Task statement => In the material below, please retype the lines from the very first through the one with "of the brain</div>", exactly and without pictures.
****************
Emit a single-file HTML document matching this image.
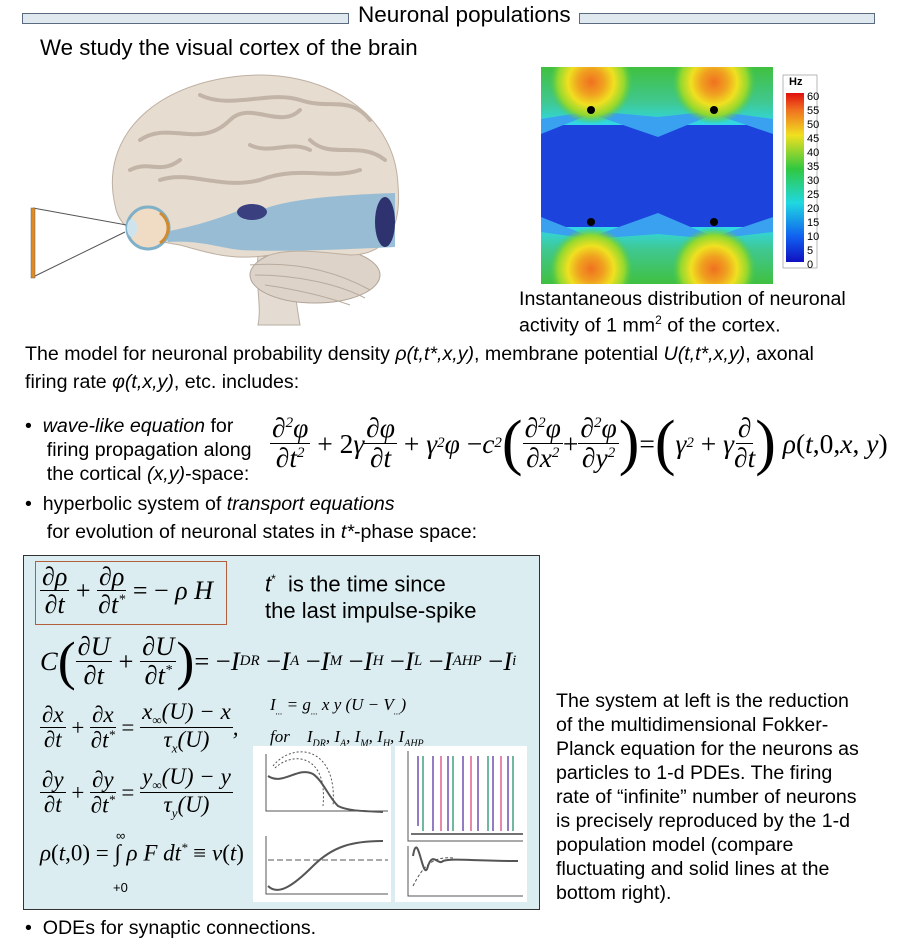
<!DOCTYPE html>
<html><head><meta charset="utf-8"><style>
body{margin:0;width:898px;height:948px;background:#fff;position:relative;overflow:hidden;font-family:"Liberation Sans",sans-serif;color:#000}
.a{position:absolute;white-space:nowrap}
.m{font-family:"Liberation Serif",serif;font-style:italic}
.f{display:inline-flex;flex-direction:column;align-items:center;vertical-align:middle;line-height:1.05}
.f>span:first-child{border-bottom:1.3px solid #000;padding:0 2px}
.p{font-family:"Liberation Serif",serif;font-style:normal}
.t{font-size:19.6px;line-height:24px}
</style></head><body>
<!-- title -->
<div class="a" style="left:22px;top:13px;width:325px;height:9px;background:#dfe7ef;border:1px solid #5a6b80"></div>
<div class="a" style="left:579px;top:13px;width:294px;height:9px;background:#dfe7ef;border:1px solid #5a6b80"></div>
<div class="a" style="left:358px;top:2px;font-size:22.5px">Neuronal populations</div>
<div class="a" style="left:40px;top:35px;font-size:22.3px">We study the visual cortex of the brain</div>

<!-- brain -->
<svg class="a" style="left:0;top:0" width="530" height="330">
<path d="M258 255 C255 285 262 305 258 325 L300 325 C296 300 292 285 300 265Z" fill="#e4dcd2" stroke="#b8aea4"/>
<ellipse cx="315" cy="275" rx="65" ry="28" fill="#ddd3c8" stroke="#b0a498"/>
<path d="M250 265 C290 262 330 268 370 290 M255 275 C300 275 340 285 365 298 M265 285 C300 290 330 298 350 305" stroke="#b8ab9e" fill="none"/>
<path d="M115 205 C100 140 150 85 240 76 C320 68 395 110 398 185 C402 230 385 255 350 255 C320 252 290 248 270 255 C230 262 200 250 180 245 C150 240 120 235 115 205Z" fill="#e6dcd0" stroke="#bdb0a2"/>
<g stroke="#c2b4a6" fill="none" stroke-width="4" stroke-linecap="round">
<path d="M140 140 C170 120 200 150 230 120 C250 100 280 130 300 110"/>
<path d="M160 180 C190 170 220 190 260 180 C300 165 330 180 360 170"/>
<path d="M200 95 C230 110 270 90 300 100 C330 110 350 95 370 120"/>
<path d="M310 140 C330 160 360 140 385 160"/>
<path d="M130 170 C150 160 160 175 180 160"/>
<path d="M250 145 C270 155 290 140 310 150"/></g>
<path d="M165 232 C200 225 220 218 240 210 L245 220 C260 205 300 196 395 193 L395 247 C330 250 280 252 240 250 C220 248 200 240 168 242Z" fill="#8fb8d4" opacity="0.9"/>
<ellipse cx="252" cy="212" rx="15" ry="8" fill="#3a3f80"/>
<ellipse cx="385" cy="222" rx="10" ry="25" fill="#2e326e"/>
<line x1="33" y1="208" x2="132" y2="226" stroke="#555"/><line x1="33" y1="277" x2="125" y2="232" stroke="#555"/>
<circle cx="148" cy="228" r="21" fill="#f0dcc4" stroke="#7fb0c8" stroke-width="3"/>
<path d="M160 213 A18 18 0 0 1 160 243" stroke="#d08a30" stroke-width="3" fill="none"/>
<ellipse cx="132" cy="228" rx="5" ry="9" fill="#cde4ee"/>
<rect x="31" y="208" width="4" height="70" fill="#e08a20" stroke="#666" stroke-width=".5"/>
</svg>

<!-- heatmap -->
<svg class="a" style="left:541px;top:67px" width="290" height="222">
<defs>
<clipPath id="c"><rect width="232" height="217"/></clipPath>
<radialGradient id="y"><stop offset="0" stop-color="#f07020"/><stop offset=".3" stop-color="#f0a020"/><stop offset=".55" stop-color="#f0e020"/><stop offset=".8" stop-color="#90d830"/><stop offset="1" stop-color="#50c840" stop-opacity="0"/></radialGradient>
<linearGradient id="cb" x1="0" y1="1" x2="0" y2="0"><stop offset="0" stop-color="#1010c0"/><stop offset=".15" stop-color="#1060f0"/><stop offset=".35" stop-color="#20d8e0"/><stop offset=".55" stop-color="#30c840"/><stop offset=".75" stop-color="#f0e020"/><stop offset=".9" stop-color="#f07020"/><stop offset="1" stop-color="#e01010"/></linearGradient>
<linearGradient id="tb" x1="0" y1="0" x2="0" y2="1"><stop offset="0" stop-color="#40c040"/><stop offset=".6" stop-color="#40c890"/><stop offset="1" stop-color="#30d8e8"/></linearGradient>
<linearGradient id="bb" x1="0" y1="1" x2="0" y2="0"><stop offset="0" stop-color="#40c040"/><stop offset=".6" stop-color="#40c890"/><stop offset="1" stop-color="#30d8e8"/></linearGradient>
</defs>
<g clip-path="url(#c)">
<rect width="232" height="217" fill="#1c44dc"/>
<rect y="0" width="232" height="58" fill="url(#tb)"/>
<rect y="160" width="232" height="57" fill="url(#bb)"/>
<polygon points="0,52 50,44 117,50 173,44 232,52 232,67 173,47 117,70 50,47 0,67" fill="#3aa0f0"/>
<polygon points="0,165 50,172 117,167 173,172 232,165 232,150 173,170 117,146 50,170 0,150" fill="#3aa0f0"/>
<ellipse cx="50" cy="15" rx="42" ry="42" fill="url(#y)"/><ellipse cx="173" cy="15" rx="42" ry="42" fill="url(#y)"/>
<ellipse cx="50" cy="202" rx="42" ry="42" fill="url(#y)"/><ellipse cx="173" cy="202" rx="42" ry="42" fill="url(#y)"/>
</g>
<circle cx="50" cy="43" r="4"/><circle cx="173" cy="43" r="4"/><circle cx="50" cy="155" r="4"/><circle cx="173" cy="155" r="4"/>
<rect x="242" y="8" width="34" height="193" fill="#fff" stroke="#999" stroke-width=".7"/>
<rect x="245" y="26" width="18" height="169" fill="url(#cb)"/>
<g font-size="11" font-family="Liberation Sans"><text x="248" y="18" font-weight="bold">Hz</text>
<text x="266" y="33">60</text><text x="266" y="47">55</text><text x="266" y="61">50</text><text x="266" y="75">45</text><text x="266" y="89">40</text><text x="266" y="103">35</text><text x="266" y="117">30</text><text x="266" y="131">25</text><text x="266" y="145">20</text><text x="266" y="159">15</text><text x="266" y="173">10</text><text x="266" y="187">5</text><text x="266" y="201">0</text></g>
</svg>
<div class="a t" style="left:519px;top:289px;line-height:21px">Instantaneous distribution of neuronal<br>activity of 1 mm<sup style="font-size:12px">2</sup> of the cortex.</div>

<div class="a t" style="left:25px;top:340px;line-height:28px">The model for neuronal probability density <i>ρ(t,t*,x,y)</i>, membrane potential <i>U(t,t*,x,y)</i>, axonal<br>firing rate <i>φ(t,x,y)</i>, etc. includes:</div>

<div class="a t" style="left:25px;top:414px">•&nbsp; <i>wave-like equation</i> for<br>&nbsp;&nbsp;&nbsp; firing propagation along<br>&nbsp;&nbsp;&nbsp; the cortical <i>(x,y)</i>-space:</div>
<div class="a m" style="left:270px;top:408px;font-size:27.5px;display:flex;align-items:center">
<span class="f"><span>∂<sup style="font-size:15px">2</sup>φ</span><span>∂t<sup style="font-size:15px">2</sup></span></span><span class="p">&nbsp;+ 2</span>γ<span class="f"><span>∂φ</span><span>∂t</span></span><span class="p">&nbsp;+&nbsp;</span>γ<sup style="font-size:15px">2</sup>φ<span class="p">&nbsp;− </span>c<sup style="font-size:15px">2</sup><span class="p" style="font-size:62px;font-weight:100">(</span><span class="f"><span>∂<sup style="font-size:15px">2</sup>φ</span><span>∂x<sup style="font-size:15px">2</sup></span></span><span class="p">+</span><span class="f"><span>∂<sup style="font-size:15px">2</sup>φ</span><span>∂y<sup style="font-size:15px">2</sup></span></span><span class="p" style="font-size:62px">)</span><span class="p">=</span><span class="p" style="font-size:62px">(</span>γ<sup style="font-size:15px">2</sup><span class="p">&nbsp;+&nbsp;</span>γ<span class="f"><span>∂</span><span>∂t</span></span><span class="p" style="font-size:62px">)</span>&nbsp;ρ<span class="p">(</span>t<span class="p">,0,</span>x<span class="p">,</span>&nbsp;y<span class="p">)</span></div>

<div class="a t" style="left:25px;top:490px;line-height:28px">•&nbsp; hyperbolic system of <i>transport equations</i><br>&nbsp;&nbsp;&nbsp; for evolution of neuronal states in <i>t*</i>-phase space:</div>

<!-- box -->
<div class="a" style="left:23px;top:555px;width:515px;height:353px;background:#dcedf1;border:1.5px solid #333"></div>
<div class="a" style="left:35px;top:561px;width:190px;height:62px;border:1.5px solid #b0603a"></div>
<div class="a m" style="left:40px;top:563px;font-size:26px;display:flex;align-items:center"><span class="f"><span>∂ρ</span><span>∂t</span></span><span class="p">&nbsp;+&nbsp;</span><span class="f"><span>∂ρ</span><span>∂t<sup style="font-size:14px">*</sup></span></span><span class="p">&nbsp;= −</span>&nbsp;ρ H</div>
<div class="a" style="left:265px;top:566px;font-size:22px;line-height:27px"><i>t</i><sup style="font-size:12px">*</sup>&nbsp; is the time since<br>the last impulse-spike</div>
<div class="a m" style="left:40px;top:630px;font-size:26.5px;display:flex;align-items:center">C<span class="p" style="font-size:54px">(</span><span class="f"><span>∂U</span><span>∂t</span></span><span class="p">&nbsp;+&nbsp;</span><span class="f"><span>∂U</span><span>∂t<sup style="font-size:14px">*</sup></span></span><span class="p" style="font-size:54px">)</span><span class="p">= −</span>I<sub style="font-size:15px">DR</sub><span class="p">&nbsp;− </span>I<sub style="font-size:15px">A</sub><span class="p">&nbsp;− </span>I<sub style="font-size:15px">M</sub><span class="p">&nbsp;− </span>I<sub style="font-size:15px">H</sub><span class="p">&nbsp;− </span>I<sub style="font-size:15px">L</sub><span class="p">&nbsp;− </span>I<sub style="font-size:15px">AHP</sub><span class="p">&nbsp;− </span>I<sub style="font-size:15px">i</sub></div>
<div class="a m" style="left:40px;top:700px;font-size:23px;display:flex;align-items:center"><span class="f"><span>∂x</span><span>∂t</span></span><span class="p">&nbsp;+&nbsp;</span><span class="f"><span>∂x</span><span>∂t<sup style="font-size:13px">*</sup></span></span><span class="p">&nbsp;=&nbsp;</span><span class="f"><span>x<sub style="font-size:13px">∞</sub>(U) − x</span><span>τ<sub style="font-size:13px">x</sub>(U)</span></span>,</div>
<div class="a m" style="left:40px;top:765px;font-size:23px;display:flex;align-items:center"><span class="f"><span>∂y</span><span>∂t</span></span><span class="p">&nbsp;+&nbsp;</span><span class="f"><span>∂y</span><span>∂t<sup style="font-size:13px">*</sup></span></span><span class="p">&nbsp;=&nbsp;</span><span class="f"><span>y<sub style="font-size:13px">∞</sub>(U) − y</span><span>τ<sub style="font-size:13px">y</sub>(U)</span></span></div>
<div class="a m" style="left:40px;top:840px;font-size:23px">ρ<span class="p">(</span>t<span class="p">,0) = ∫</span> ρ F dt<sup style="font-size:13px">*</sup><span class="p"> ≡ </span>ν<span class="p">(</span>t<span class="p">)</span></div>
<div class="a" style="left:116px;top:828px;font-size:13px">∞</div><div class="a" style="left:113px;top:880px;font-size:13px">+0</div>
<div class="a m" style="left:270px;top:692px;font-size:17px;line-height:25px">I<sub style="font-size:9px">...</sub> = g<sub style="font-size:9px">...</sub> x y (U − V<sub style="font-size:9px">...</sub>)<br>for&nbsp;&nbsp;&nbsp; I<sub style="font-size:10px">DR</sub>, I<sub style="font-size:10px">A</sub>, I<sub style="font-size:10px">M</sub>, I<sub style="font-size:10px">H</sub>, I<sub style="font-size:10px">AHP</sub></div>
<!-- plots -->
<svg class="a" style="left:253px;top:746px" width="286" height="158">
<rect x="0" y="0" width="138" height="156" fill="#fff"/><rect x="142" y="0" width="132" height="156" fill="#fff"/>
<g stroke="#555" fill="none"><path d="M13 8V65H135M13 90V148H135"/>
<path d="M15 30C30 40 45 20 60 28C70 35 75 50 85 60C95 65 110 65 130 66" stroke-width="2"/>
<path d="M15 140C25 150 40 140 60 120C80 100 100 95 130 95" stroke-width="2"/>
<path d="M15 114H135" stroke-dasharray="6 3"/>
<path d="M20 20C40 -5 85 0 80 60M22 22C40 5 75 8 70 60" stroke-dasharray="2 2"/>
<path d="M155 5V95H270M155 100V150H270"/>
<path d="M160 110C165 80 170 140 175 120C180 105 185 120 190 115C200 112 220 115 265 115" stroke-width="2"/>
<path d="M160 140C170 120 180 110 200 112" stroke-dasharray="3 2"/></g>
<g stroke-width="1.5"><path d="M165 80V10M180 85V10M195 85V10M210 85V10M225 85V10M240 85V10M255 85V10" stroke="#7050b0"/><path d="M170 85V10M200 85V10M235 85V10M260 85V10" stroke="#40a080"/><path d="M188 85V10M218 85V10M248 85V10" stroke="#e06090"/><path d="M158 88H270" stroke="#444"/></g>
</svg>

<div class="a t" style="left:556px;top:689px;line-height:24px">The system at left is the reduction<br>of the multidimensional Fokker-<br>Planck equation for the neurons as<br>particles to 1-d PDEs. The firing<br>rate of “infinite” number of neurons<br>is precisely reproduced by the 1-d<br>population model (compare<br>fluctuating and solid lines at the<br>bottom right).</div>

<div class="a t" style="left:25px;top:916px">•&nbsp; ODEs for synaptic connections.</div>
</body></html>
****************
Solution for this problem =>
Emit a single-file HTML document matching this image.
<!DOCTYPE html>
<html><head><meta charset="utf-8"><style>
body{margin:0;width:898px;height:948px;background:#fff;position:relative;overflow:hidden;font-family:"Liberation Sans",sans-serif;color:#000}
.a{position:absolute;white-space:nowrap}
.m{font-family:"Liberation Serif",serif;font-style:italic}
.f{display:inline-flex;flex-direction:column;align-items:center;vertical-align:middle;line-height:1.05}
.f>span:first-child{border-bottom:1.3px solid #000;padding:0 2px}
.p{font-family:"Liberation Serif",serif;font-style:normal}
.t{font-size:19.6px;line-height:24px}
</style></head><body>
<!-- title -->
<div class="a" style="left:22px;top:13px;width:325px;height:9px;background:#dfe7ef;border:1px solid #5a6b80"></div>
<div class="a" style="left:579px;top:13px;width:294px;height:9px;background:#dfe7ef;border:1px solid #5a6b80"></div>
<div class="a" style="left:358px;top:2px;font-size:22.5px">Neuronal populations</div>
<div class="a" style="left:40px;top:35px;font-size:22.3px">We study the visual cortex of the brain</div>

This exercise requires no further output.